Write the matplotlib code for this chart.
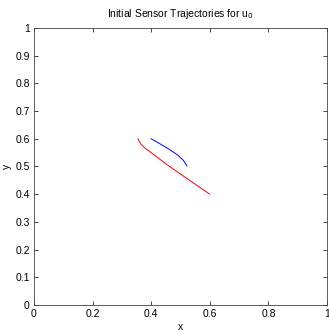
import numpy as np
import matplotlib.pyplot as plt

plt.rcParams['font.family'] = ['Liberation Sans', 'DejaVu Sans']

# sensor trajectories
red_x = [0.355, 0.359, 0.365, 0.374, 0.386, 0.40, 0.42, 0.45, 0.49, 0.53, 0.57, 0.60]
red_y = [0.600, 0.591, 0.581, 0.571, 0.561, 0.550, 0.534, 0.510, 0.480, 0.451, 0.422, 0.400]
blue_x = [0.40, 0.43, 0.46, 0.49, 0.51, 0.522]
blue_y = [0.600, 0.582, 0.563, 0.542, 0.522, 0.502]

ticks = [0, 0.2, 0.4, 0.6, 0.8, 1]
yticks = np.round(np.arange(0, 1.01, 0.1), 1)

fig = plt.figure(figsize=(3.29, 3.31), dpi=100)
ax = fig.add_axes([0.103, 0.0785, 0.891, 0.837])
ax.plot(blue_x, blue_y, color='blue', lw=0.7)
ax.plot(red_x, red_y, color='red', lw=0.7)

ax.set_xlim(0, 1)
ax.set_ylim(0, 1)
ax.set_xticks(ticks)
ax.set_xticklabels(['0', '0.2', '0.4', '0.6', '0.8', '1'])
ax.set_yticks(yticks)
ax.set_yticklabels(['0'] + ['%.1f' % v for v in yticks[1:-1]] + ['1'])
ax.tick_params(direction='in', top=True, right=True, length=3, width=0.5,
               labelsize=7.5, pad=3)
for s in ax.spines.values():
    s.set_linewidth(0.6)
    s.set_color('#444444')
ax.set_xlabel('x', fontsize=7.5, labelpad=2)
ax.set_ylabel('y', fontsize=7.5, labelpad=2)
ax.set_title('Initial Sensor Trajectories for u$_0$', fontsize=7.5, pad=8)

fig.savefig('out.png', dpi=100)
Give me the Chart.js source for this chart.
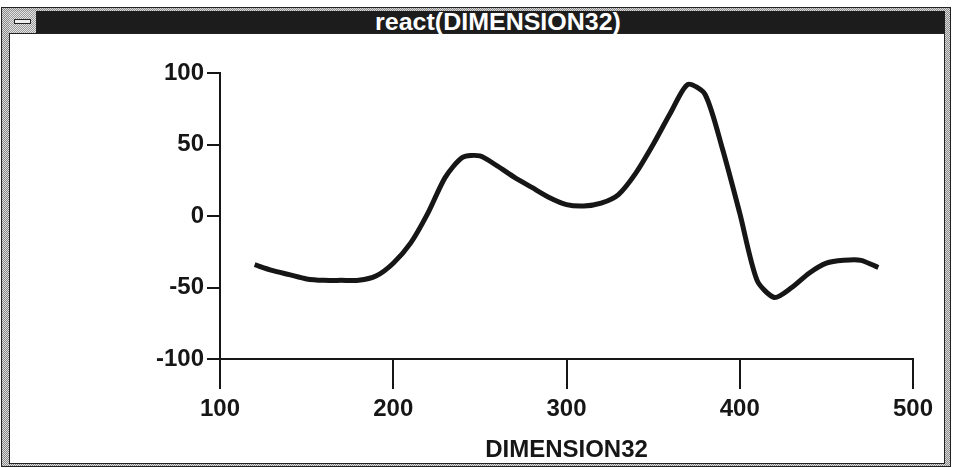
<!DOCTYPE html>
<html>
<head>
<meta charset="utf-8">
<script src="https://cdn.jsdelivr.net/npm/chart.js@4"></script>
<style>
  html, body { margin: 0; padding: 0; background: #fff; }
  #win { position: relative; width: 954px; height: 468px; overflow: hidden; }
  .frame {
    position: absolute; left: 1px; top: 7px; width: 948px; height: 458px;
    border: 1px solid #222;
    background: repeating-conic-gradient(#8a8a8a 0 25%, #dcdcdc 0 50%) 0 0 / 2px 2px;
  }
  .client {
    position: absolute; left: 9px; top: 11px; width: 934px; height: 451px;
    border: 1px solid #222; background: #fff;
  }
  .titlebar {
    position: absolute; left: 9px; top: 11px; width: 936px; height: 22px;
    background: #1c1c1c; border-bottom: 1px solid #222;
  }
  .sysmenu {
    position: absolute; left: 0; top: 0; width: 27px; height: 22px;
    background: repeating-conic-gradient(#9a9a9a 0 25%, #e4e4e4 0 50%) 0 0 / 2px 2px;
    border-right: 1px solid #222;
  }
  .sysmenu i {
    position: absolute; left: 5px; top: 8px; width: 15px; height: 3px;
    background: #eee; border: 1px solid #222;
  }
  .title {
    position: absolute; left: 350px; top: 10px; width: 296px; height: 24px;
    color: #fff; font: bold 25px "Liberation Sans", Arial, sans-serif;
    line-height: 24px; text-align: center; white-space: nowrap;
    transform: scaleY(0.92);
  }
  #chart { position: absolute; left: 0; top: 0; }
</style>
</head>
<body>
<div id="win">
  <div class="frame"></div>
  <div class="client"></div>
  <div class="titlebar"><div class="sysmenu"><i></i></div></div>
  <div class="title">react(DIMENSION32)</div>
  <canvas id="chart" width="954" height="468"></canvas>
</div>
<script>
// react response sampled along DIMENSION32
const dimension = [120, 130, 140, 150, 160, 170, 180, 190, 200, 210,
                   220, 230, 240, 250, 260, 270, 280, 290, 300, 310,
                   320, 330, 340, 350, 360, 370, 380, 390, 400, 410,
                   420, 430, 440, 450, 460, 470, 480];
const react = [-34, -38, -41, -44, -45, -45, -45, -42, -33, -19,
               2, 27, 41, 42, 35, 27, 20, 13, 8, 7,
               9, 15, 30, 50, 72, 92, 85, 47, 2, -45,
               -57, -50, -40, -33, -31, -31, -36];

const xTicks = [100, 200, 300, 400, 500];
const yTicks = [-100, -50, 0, 50, 100];

const axisFont = { family: "'Liberation Sans', Arial, sans-serif", size: 24, weight: 'bold' };
const ink = '#161616';

const points = dimension.map((d, i) => ({ x: d, y: react[i] }));

const chartOptions = {
    type: 'line',
    data: {
        datasets: [{
            data: points,
            borderColor: ink,
            borderWidth: 5,
            pointRadius: 0,
            tension: 0.25,
            fill: false
        }]
    },
    options: {
        responsive: false,
        animation: false,
        layout: { padding: { left: 120, right: 41, top: 73, bottom: 0 } },
        plugins: { legend: { display: false }, tooltip: { enabled: false } },
        scales: {
            x: {
                type: 'linear',
                min: xTicks[0],
                max: xTicks[xTicks.length - 1],
                afterBuildTicks: s => { s.ticks = xTicks.map(v => ({ value: v })); },
                afterFit: s => { s.height = 109; },
                border: { display: true, color: ink, width: 2 },
                grid: { drawOnChartArea: false, drawTicks: true, tickLength: 30, color: ink, lineWidth: 2 },
                ticks: { color: ink, font: axisFont, padding: 6, maxRotation: 0 },
                title: {
                    display: true,
                    text: 'DIMENSION32',
                    color: ink,
                    font: axisFont,
                    padding: { top: 0, bottom: 3 }
                }
            },
            y: {
                type: 'linear',
                min: yTicks[0],
                max: yTicks[yTicks.length - 1],
                afterBuildTicks: s => { s.ticks = yTicks.map(v => ({ value: v })); },
                afterFit: s => { s.width = 100; },
                border: { display: true, color: ink, width: 2 },
                grid: { drawOnChartArea: false, drawTicks: true, tickLength: 13, color: ink, lineWidth: 2 },
                ticks: { color: ink, font: axisFont, padding: 3 }
            }
        }
    }
};

const ctx = document.getElementById('chart').getContext('2d');
const reactChart = new Chart(ctx, chartOptions);
</script>
</body>
</html>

########

**What needs to be done**
Look through the lines above and collect those with the word "matplotlib".

**Task output**
Write the matplotlib code for this chart.
import matplotlib.pyplot as plt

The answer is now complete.